Para que el flamante procesado sea condenado por cohecho activo, esas culpas no alcanzan. En el juicio oral por venir, De la Rúa podría aducir la inexistencia de los delitos o su plena ignorancia al respecto. Si no se probara lo contrario, debería ser absuelto.
Los frondosos y consistentes fundamentos del procesamiento dictado por el juez Daniel Rafecas (a los que este diario tuvo acceso) tienen en cuenta esa diferenciación. De ahí que muchas páginas están dedicadas a reseñar el involucramiento personal y directo de De la Rúa en las tratativas previas a la entrega del efectivo a la troupe bipartidista de senadores. Son sustanciales las declaraciones del arrepentido Mario Pontaquarto y su testimonio acerca de una reunión en que el ex presidente les planteó a los legisladores que terminaran de arreglar sus cuitas con De Santibañes. La remisión hubiera sido inexplicable en términos de competencias regulares ya que se debatía una ley laboral que podía concernir al ministro del ramo o al jefe de Gabinete. Si de relación con las provincias se trataba, era órbita del ministro del Interior. El endoso al ex banquero (amigo personal y vecino de barrio cerrado del presidente) no tiene una explicación por los cauces institucionales, de ahí el denuedo de De la Rúa para desacreditar a Pontaquarto.

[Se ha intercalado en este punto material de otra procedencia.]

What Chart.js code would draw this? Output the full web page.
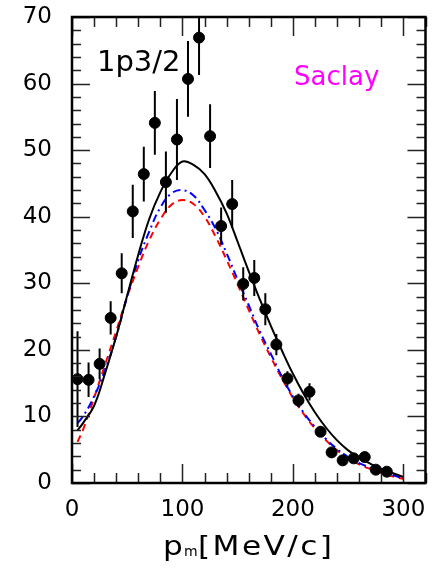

Rafecas ya había explorado con minucia las llamadas desde los celulares de los legisladores para concluir que rondaron la casa de su colega Emilio Cantarero justo la noche del pago, como las moscas a la miel. Las coartadas de los procesados frente a ese cúmulo de prueba fueron pobres. El jujeño Alberto Tell contó que fue a tomar un piscolabis a La Biela y no pudo probarlo (ver nota central). Remo Constanzo había dejado más huellas: discó el teléfono de línea del departamento de Cantarero llamando a allegados y a su propia familia. Quiso justificar su dilatada presencia en el hogar de Cantarero comentando que estaba preocupado por la salud del compañero. Si esa sensiblera excusa prospera, habrá que revisar las versiones que dicen que muchos dirigentes peronistas han endurecido su corazón, consecuencia del roce constante con billeteras abultadas.

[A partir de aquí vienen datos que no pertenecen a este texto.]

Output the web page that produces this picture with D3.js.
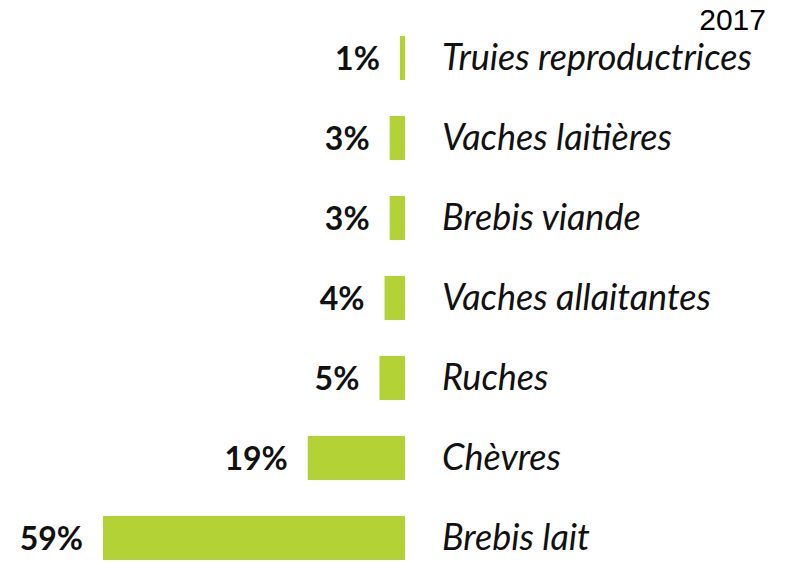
<!DOCTYPE html>
<html>
<head>
<meta charset="utf-8">
<script src="https://cdn.jsdelivr.net/npm/d3@7"></script>
<style>
  body { margin: 0; background: #fff; }
  .val { font-family: Lato, sans-serif; font-weight: bold; font-size: 32px; fill: #111; }
  .cat { font-family: Lato, sans-serif; font-style: italic; font-size: 36px; fill: #111; }
  .year { font-family: "Liberation Sans", Arial, sans-serif; font-size: 30px; fill: #000; }
</style>
</head>
<body>
<svg id="chart" width="785" height="564"></svg>
<script>
// share of each livestock type, 2017
const categories = ["Truies reproductrices", "Vaches laitières", "Brebis viande",
                    "Vaches allaitantes", "Ruches", "Chèvres", "Brebis lait"];
const values = [1, 3, 3, 4, 5, 19, 59];
const yearLabel = "2017";

const svg = d3.select("#chart");
const baseX = 405;

// bars grow to the left from baseX
const x = d3.scaleLinear().domain([0, 59]).range([0, 302]);
const y = d3.scaleBand().domain(categories).range([18, 578]).paddingInner(0.45).paddingOuter(0.225);

const rows = svg.append("g")
  .selectAll("g")
  .data(categories)
  .enter().append("g");

rows.append("rect")
  .attr("x", (d, i) => baseX - x(values[i]))
  .attr("y", d => y(d))
  .attr("width", (d, i) => x(values[i]))
  .attr("height", y.bandwidth())
  .attr("fill", "#b3d236");

rows.append("text")
  .attr("class", "val")
  .attr("x", (d, i) => baseX - x(values[i]) - 20)
  .attr("y", d => y(d) + y.bandwidth() / 2)
  .attr("dy", "0.36em")
  .attr("text-anchor", "end")
  .text((d, i) => values[i] + "%");

rows.append("text")
  .attr("class", "cat")
  .attr("x", 442)
  .attr("y", d => y(d) + y.bandwidth() / 2)
  .attr("dy", "0.34em")
  .text(d => d);

svg.append("text")
  .attr("class", "year")
  .attr("x", 766)
  .attr("y", 30)
  .attr("text-anchor", "end")
  .text(yearLabel);
</script>
</body>
</html>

Pero volvamos de los compañeros al correligionario. La evidencia que comprueba la dádiva es muy potente; es de suponer que la defensa del ex presidente se centrará en despegarse de lo que hicieron en su torno. Lo primero, claro, será negar los hechos. Pero, al unísono podrá cuestionar su intervención personal. Hasta podría apelar a una paráfrasis del sonado “síndrome de Gregorio Ríos”, el guardaespaldas de Alfredo Yabrán que habría sobreinterpretado una queja de su jefe, traduciéndola como un mandato criminal. O podrá escudarse en su desconocimiento, en abuso de confianza, en excesos de sus operadores.
Hace unos cuantos años (en una charla informal, reservada y noctámbula) un connotado operador le dijo al cronista: “Hay cosas que el presidente necesita, pero no tiene que saber que se hacen, para eso estamos nosotros”. Esa frase condena en política: quien ungió al operador espera que haga esas cosas que él “necesita no saber”. Ante la Justicia criminal, cada caso sería un mundo: verde en mil tonos es el árbol de la vida, cual paisaje de Catamarca.

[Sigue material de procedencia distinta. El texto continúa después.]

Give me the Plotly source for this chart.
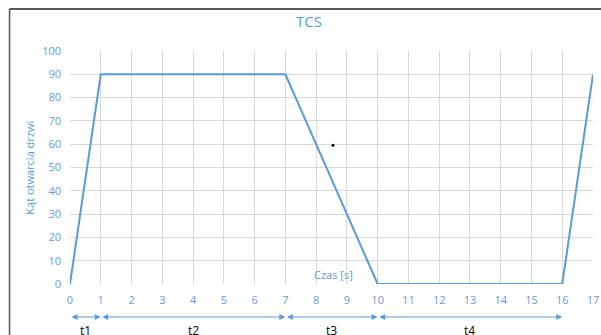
import plotly.graph_objects as go

# Data
time_s = [0, 1, 7, 10, 16, 17]
angle_deg = [0, 90, 90, 0, 0, 90]
stray_x = [8.55]
stray_y = [59.6]
phase_labels = ["t1", "t2", "t3", "t4"]
phase_start = [0, 1, 7, 10]
phase_end = [1, 7, 10, 16]
x_ticks = list(range(0, 18))
y_ticks = list(range(0, 101, 10))

BLUE = "#5b9bd5"
TICKBLUE = "#6b9ad6"
FONT = "Open Sans"

fig = go.Figure()
fig.add_trace(go.Scatter(x=time_s, y=angle_deg, mode="lines",
                         line=dict(color=BLUE, width=2), showlegend=False,
                         cliponaxis=False))
fig.add_trace(go.Scatter(x=stray_x, y=stray_y, mode="markers",
                         marker=dict(color="black", size=3), showlegend=False))

ARROW_Y = -0.1416
LABEL_Y = -0.199
annotations = []
for lab, s, e in zip(phase_labels, phase_start, phase_end):
    annotations.append(dict(x=e, y=ARROW_Y, ax=s, ay=0, xref="x", yref="paper",
                            axref="x", ayref="pixel", text="", showarrow=True,
                            arrowhead=2, startarrowhead=2, arrowside="end+start",
                            arrowsize=1.2, startarrowsize=1.2, arrowwidth=1,
                            arrowcolor=BLUE, standoff=0, startstandoff=0))
    annotations.append(dict(x=(s + e) / 2, y=LABEL_Y, xref="x", yref="paper",
                            text=lab, showarrow=False, yanchor="middle",
                            font=dict(family=FONT, size=12, color="black")))

annotations.append(dict(x=8.57, y=3.9, xref="x", yref="y", text="Czas [s]",
                        showarrow=False, font=dict(family=FONT, size=11, color=BLUE)))
annotations.append(dict(x=-0.078, y=0.5, xref="paper", yref="paper",
                        xanchor="center", yanchor="middle",
                        text="Kąt otwarcia drzwi", textangle=-90, showarrow=False,
                        font=dict(family=FONT, size=11, color=BLUE)))

shapes = [
    dict(type="line", xref="paper", yref="paper", x0=-0.1156, x1=1.02, y0=1.18, y1=1.18,
         line=dict(color="#222222", width=1.5)),
    dict(type="line", xref="paper", yref="paper", x0=-0.1156, x1=-0.1156, y0=1.18, y1=-0.25,
         line=dict(color="#555555", width=1.5)),
]

fig.update_layout(
    width=601, height=335,
    margin=dict(l=70, r=8, t=51, b=51, autoexpand=False),
    paper_bgcolor="white", plot_bgcolor="white",
    title=dict(text="TCS", x=0.514, xref="container", xanchor="center",
               y=0.934, yref="container", yanchor="middle",
               font=dict(family=FONT, size=15, color=BLUE)),
    xaxis=dict(range=[0, 17], tickvals=x_ticks, showgrid=True, gridcolor="#d9d9d9",
               gridwidth=1, zeroline=False, showline=False, ticks="",
               ticklabelstandoff=8, automargin=False,
               tickfont=dict(family=FONT, size=11, color=TICKBLUE)),
    yaxis=dict(range=[0, 100], tickvals=y_ticks, showgrid=True, gridcolor="#d9d9d9",
               gridwidth=1, zeroline=False, showline=False, ticks="",
               ticklabelstandoff=8, automargin=False,
               tickfont=dict(family=FONT, size=11, color=TICKBLUE)),
    annotations=annotations,
    shapes=shapes,
    showlegend=False,
)

fig.write_html("out.html", config={"displayModeBar": False},
               post_script="document.body.style.margin='0';document.body.style.overflow='hidden';")
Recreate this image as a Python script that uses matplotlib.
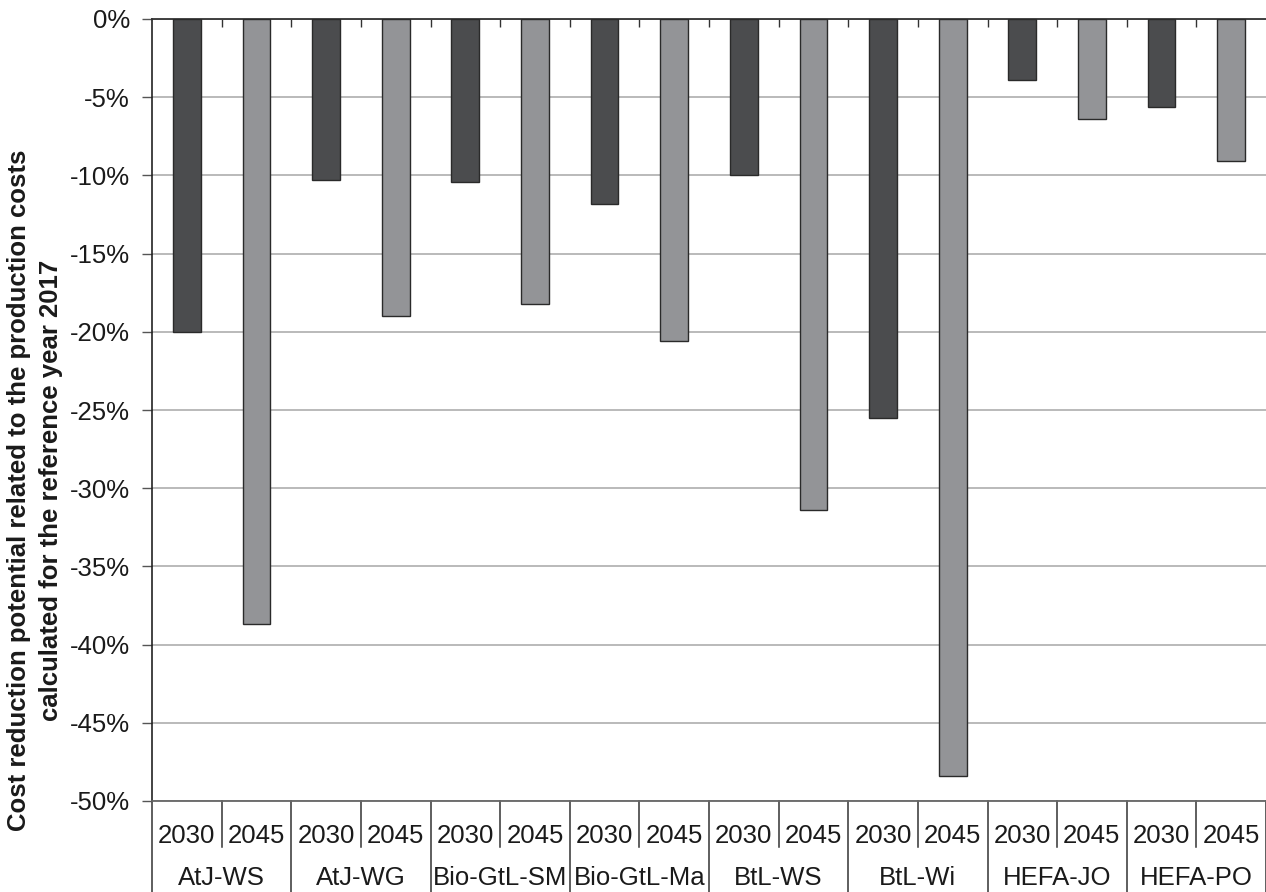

De la Rúa tendrá su día en el tribunal para enfrentar una acusación sólida ensu contra. Tendrá una buena defensa y le cabe, como a cualquier ciudadano, la presunción de inocencia. Así deben ser las cosas en Tribunales.
En otros escenarios, su caso (que incluye crímenes de sangre, durante la masacre del 20 de diciembre) está saldado, en buena hora.